# Cycling: Nitrite dropping?



## Neutron (Apr 6, 2011)

I am curious to know how long it takes for nitrite to drop in the cycling process.

I started using Seachem Stability on Tuesday. The parameters before putting in the Stability in were:

Ammonia: 0.5ppm
Nitrite 0.8ppm
Nitrate: 15ppm but I think the high nitrite levels interfered with the reading.

On Thursday I tested the water and Ammonia was at 0.1ppm and nitrite at 1.6ppm!! I did a 30% water change after these readings and I did another 50% water change today.

Right now my ammonia is at 0ppm and nitrites are at 1.4ppm! I didn't test the nitrate. The nitrites have only dropped 0.2ppm! How long does it usually take for nitrite levels to drop and nitrate levels to rise? 

I've been adding about a triple dose of Prime every 36 hours or so.

I wish this would go quickly for the sake of my fish.


----------



## jcgallaher (Mar 29, 2011)

I'm fairly new to this hobby and Ive been doing a fish-less cycle for a few weeks now. To make a long story shorter, after the Nitrites and ammonia levels were dropping to almost zero, I did about a 25 percent water change and to my surprise the nitrites shot back up to 1 or 2. Ammonia and the Nitrates went up a little.

So far in my experience it takes a couple of days, but I just used Prime.
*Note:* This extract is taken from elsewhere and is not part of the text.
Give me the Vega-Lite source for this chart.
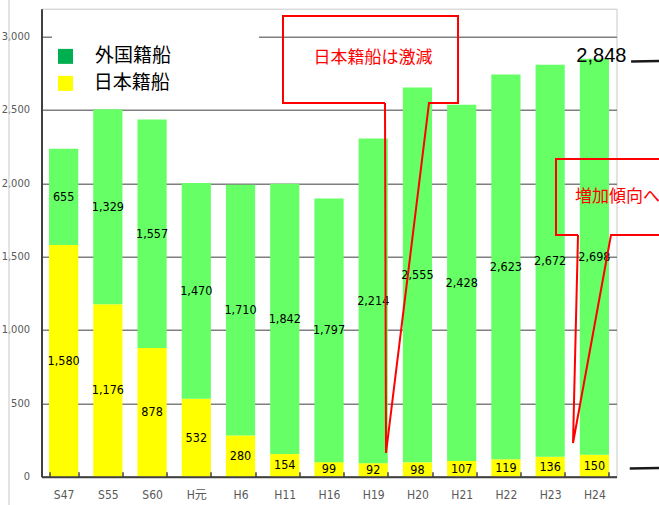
{
  "$schema": "https://vega.github.io/schema/vega-lite/v6.json",
  "width": 575,
  "height": 468,
  "autosize": "none",
  "padding": {"left": 41.5, "top": 8.7, "right": 42, "bottom": 28.3},
  "background": "white",
  "config": {
    "view": {"stroke": "#c8c8c8", "strokeWidth": 1},
    "text": {"font": "Liberation Sans Narrow, DejaVu Sans Condensed, Noto Sans CJK JP, sans-serif"},
    "axisY": {
      "title": null,
      "labelColor": "#595959",
      "labelFont": "Liberation Sans Narrow, DejaVu Sans Condensed, sans-serif",
      "labelFontSize": 11,
      "labelPadding": 12,
      "ticks": false,
      "domainColor": "#404040",
      "domainWidth": 2,
      "gridColor": "#7f7f7f",
      "gridWidth": 1.5
    }
  },
  "datasets": {
    "ships": [
      {"era": "S47", "type": "日本籍船", "count": 1580},
      {"era": "S47", "type": "外国籍船", "count": 655},
      {"era": "S55", "type": "日本籍船", "count": 1176},
      {"era": "S55", "type": "外国籍船", "count": 1329},
      {"era": "S60", "type": "日本籍船", "count": 878},
      {"era": "S60", "type": "外国籍船", "count": 1557},
      {"era": "H元", "type": "日本籍船", "count": 532},
      {"era": "H元", "type": "外国籍船", "count": 1470},
      {"era": "H6", "type": "日本籍船", "count": 280},
      {"era": "H6", "type": "外国籍船", "count": 1710},
      {"era": "H11", "type": "日本籍船", "count": 154},
      {"era": "H11", "type": "外国籍船", "count": 1842},
      {"era": "H16", "type": "日本籍船", "count": 99},
      {"era": "H16", "type": "外国籍船", "count": 1797},
      {"era": "H19", "type": "日本籍船", "count": 92},
      {"era": "H19", "type": "外国籍船", "count": 2214},
      {"era": "H20", "type": "日本籍船", "count": 98},
      {"era": "H20", "type": "外国籍船", "count": 2555},
      {"era": "H21", "type": "日本籍船", "count": 107},
      {"era": "H21", "type": "外国籍船", "count": 2428},
      {"era": "H22", "type": "日本籍船", "count": 119},
      {"era": "H22", "type": "外国籍船", "count": 2623},
      {"era": "H23", "type": "日本籍船", "count": 136},
      {"era": "H23", "type": "外国籍船", "count": 2672},
      {"era": "H24", "type": "日本籍船", "count": 150},
      {"era": "H24", "type": "外国籍船", "count": 2698}
    ],
    "callouts": [
      {"id": "decline", "i": 0, "bx": 7.766, "v": 2548},
      {"id": "decline", "i": 1, "bx": 5.46, "v": 2548},
      {"id": "decline", "i": 2, "bx": 5.46, "v": 3141},
      {"id": "decline", "i": 3, "bx": 9.417, "v": 3141},
      {"id": "decline", "i": 4, "bx": 9.417, "v": 2548},
      {"id": "decline", "i": 5, "bx": 8.761, "v": 2548},
      {"id": "decline", "i": 6, "bx": 7.789, "v": 162},
      {"id": "decline", "i": 7, "bx": 7.766, "v": 2548},
      {"id": "rise", "i": 0, "bx": 12.13, "v": 1648},
      {"id": "rise", "i": 1, "bx": 11.632, "v": 1648},
      {"id": "rise", "i": 2, "bx": 11.632, "v": 2166},
      {"id": "rise", "i": 3, "bx": 14.89, "v": 2166},
      {"id": "rise", "i": 4, "bx": 14.89, "v": 1648},
      {"id": "rise", "i": 5, "bx": 12.876, "v": 1648},
      {"id": "rise", "i": 6, "bx": 12.017, "v": 230},
      {"id": "rise", "i": 7, "bx": 12.13, "v": 1648}
    ],
    "legendItems": [
      {"type": "外国籍船", "bx": 0.543, "v": 2865, "tx": 1.21},
      {"type": "日本籍船", "bx": 0.543, "v": 2681, "tx": 1.18}
    ]
  },
  "resolve": {"scale": {"x": "independent"}, "axis": {"x": "independent"}},
  "layer": [
    {
      "data": {"name": "ships"},
      "transform": [
        {"stack": "count", "groupby": ["era"], "sort": [{"field": "type", "order": "descending"}], "as": ["y0", "y1"]}
      ],
      "encoding": {
        "x": {
          "field": "era",
          "type": "nominal",
          "sort": ["S47", "S55", "S60", "H元", "H6", "H11", "H16", "H19", "H20", "H21", "H22", "H23", "H24"],
          "scale": {"paddingInner": 0.34, "paddingOuter": 0.17},
          "axis": {
            "title": null,
            "labelAngle": 0,
            "labelColor": "#595959",
            "labelFont": "Liberation Sans Narrow, DejaVu Sans Condensed, Noto Sans CJK JP, sans-serif",
            "labelFontSize": 12,
            "labelPadding": 18,
            "domainColor": "#404040",
            "domainWidth": 2,
            "tickBand": "extent",
            "tickSize": -5,
            "tickColor": "#404040",
            "tickWidth": 1.5,
            "zindex": 1
          }
        }
      },
      "layer": [
        {
          "mark": {"type": "bar"},
          "encoding": {
            "y": {
              "field": "y0",
              "type": "quantitative",
              "scale": {"domain": [0, 3190], "nice": false},
              "axis": {"title": null, "values": [0, 500, 1000, 1500, 2000, 2500, 3000], "labelExpr": "format(datum.value, ',')"}
            },
            "y2": {"field": "y1"},
            "color": {
              "field": "type",
              "type": "nominal",
              "scale": {"domain": ["外国籍船", "日本籍船"], "range": ["#66ff66", "#ffff00"]},
              "legend": null
            }
          }
        },
        {
          "transform": [{"fold": ["y0", "y1"], "as": ["end", "pos"]}],
          "mark": {"type": "text", "fontSize": 12.5, "color": "#000000", "baseline": "middle"},
          "encoding": {
            "y": {"aggregate": "mean", "field": "pos", "type": "quantitative", "scale": {"domain": [0, 3190], "nice": false}, "axis": {"title": null, "values": [0, 500, 1000, 1500, 2000, 2500, 3000], "labelExpr": "format(datum.value, ',')"}},
            "detail": {"field": "type"},
            "text": {"field": "count", "type": "quantitative", "format": ","}
          }
        },
        {
          "transform": [{"filter": "datum.era === 'H24' && datum.type === '外国籍船'"}],
          "mark": {"type": "text", "font": "Liberation Sans, Arial, sans-serif", "fontSize": 20, "color": "#000000", "baseline": "alphabetic", "dx": 7, "dy": 3},
          "encoding": {
            "y": {"field": "y1", "type": "quantitative", "scale": {"domain": [0, 3190], "nice": false}, "axis": {"title": null, "values": [0, 500, 1000, 1500, 2000, 2500, 3000], "labelExpr": "format(datum.value, ',')"}},
            "text": {"field": "y1", "type": "quantitative", "format": ","}
          }
        }
      ]
    },
    {
      "layer": [
        {
          "data": {"values": [{"x0": 0.237, "x1": 4.918, "v0": 2568, "v1": 3046}]},
          "mark": {"type": "rect", "fill": "white"},
          "encoding": {
            "x": {"field": "x0", "type": "quantitative", "scale": {"domain": [0, 13], "nice": false, "zero": false}, "axis": null},
            "x2": {"field": "x1"},
            "y": {"field": "v0", "type": "quantitative", "scale": {"domain": [0, 3190], "nice": false}, "axis": {"title": null, "values": [0, 500, 1000, 1500, 2000, 2500, 3000], "labelExpr": "format(datum.value, ',')"}},
            "y2": {"field": "v1"}
          }
        },
        {
          "data": {"name": "legendItems"},
          "mark": {"type": "square", "size": 225, "filled": true, "opacity": 1},
          "encoding": {
            "x": {"field": "bx", "type": "quantitative", "scale": {"domain": [0, 13], "nice": false, "zero": false}, "axis": null},
            "y": {"field": "v", "type": "quantitative", "scale": {"domain": [0, 3190], "nice": false}, "axis": {"title": null, "values": [0, 500, 1000, 1500, 2000, 2500, 3000], "labelExpr": "format(datum.value, ',')"}},
            "fill": {"field": "type", "type": "nominal", "scale": {"domain": ["外国籍船", "日本籍船"], "range": ["#00b050", "#ffff00"]}, "legend": null}
          }
        },
        {
          "data": {"name": "legendItems"},
          "mark": {"type": "text", "font": "Noto Sans CJK JP, sans-serif", "fontSize": 19, "color": "#000000", "align": "left", "baseline": "middle"},
          "encoding": {
            "x": {"field": "tx", "type": "quantitative", "scale": {"domain": [0, 13], "nice": false, "zero": false}, "axis": null},
            "y": {"field": "v", "type": "quantitative", "scale": {"domain": [0, 3190], "nice": false}, "axis": {"title": null, "values": [0, 500, 1000, 1500, 2000, 2500, 3000], "labelExpr": "format(datum.value, ',')"}},
            "text": {"field": "type"}
          }
        },
        {
          "data": {"name": "callouts"},
          "mark": {"type": "line", "color": "#ff0000", "strokeWidth": 2, "strokeJoin": "miter"},
          "encoding": {
            "x": {"field": "bx", "type": "quantitative", "scale": {"domain": [0, 13], "nice": false, "zero": false}, "axis": null},
            "y": {"field": "v", "type": "quantitative", "scale": {"domain": [0, 3190], "nice": false}, "axis": {"title": null, "values": [0, 500, 1000, 1500, 2000, 2500, 3000], "labelExpr": "format(datum.value, ',')"}},
            "detail": {"field": "id"},
            "order": {"field": "i", "type": "quantitative"}
          }
        },
        {
          "data": {"values": [{"note": "日本籍船は激減", "bx": 7.495, "v": 2855}]},
          "mark": {"type": "text", "font": "Noto Sans CJK JP, sans-serif", "fontSize": 17, "color": "#ff0000", "align": "center", "baseline": "middle"},
          "encoding": {
            "x": {"field": "bx", "type": "quantitative", "scale": {"domain": [0, 13], "nice": false, "zero": false}, "axis": null},
            "y": {"field": "v", "type": "quantitative", "scale": {"domain": [0, 3190], "nice": false}, "axis": {"title": null, "values": [0, 500, 1000, 1500, 2000, 2500, 3000], "labelExpr": "format(datum.value, ',')"}},
            "text": {"field": "note"}
          }
        },
        {
          "data": {"values": [{"note": "増加傾向へ", "bx": 12.06, "v": 1906}]},
          "mark": {"type": "text", "font": "Noto Sans CJK JP, sans-serif", "fontSize": 17, "color": "#ff0000", "align": "left", "baseline": "middle"},
          "encoding": {
            "x": {"field": "bx", "type": "quantitative", "scale": {"domain": [0, 13], "nice": false, "zero": false}, "axis": null},
            "y": {"field": "v", "type": "quantitative", "scale": {"domain": [0, 3190], "nice": false}, "axis": {"title": null, "values": [0, 500, 1000, 1500, 2000, 2500, 3000], "labelExpr": "format(datum.value, ',')"}},
            "text": {"field": "note"}
          }
        },
        {
          "data": {"values": [{"bx": -0.735, "v0": 3250, "v1": -193}]},
          "mark": {"type": "rule", "color": "#c8c8c8", "strokeWidth": 1},
          "encoding": {
            "x": {"field": "bx", "type": "quantitative", "scale": {"domain": [0, 13], "nice": false, "zero": false}, "axis": null},
            "y": {"field": "v0", "type": "quantitative", "scale": {"domain": [0, 3190], "nice": false}, "axis": {"title": null, "values": [0, 500, 1000, 1500, 2000, 2500, 3000], "labelExpr": "format(datum.value, ',')"}},
            "y2": {"field": "v1"}
          }
        },
        {
          "data": {"values": [{"b0": 13.33, "b1": 14.3, "v0": 2830, "v1": 2836}, {"b0": 13.3, "b1": 14.3, "v0": 56, "v1": 60}]},
          "mark": {"type": "rule", "color": "#1a1a1a", "strokeWidth": 2.5},
          "encoding": {
            "x": {"field": "b0", "type": "quantitative", "scale": {"domain": [0, 13], "nice": false, "zero": false}, "axis": null},
            "x2": {"field": "b1"},
            "y": {"field": "v0", "type": "quantitative", "scale": {"domain": [0, 3190], "nice": false}, "axis": {"title": null, "values": [0, 500, 1000, 1500, 2000, 2500, 3000], "labelExpr": "format(datum.value, ',')"}},
            "y2": {"field": "v1"}
          }
        }
      ]
    }
  ]
}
I don't use any other chemicals.


----------



## Neutron (Apr 6, 2011)

I had planned to just use Prime but I found it was taking a long time and I was worried about my fish so I bought some Stability because I read great reviews about it.
Anyways, it has only seemed to make the ammonia drop so I guess I have to wait until the nitrite drops which I hope won't take too long. 
If you are doing a fishless cycle, why do you have to use Prime? OR do you use it for water conditioner?


----------



## jcgallaher (Mar 29, 2011)

Prime for water changes.


----------



## Mikaila31 (Dec 18, 2008)

You need to keep adding ammonia. The cycle is complete once 4ppm of ammonia goes to 0 ammonia and 0 nitrites in 24 hours or so.


----------



## 1077 (Apr 16, 2008)

I believe there are fish in this tank.
I would perform water changes of fifty percent any time ammonia or nitrites rose above .25.
Would feed the fish tiny, tiny amount of food once evry other day until the water test's zero for ammonia and nitrites for a week straight.
Prime works for a few hours but water changes are the only way to ensure that fishes don't suffer through ammonia and nitrites both of which damage the fish permanently.
Would add the stability and Prime with each water change as per directions.
If this tank has too many fish,some will perish and other's may survive depending on size of tank,numbers of fish,amount of food offered,and daily water changes,water changes,water changes....


----------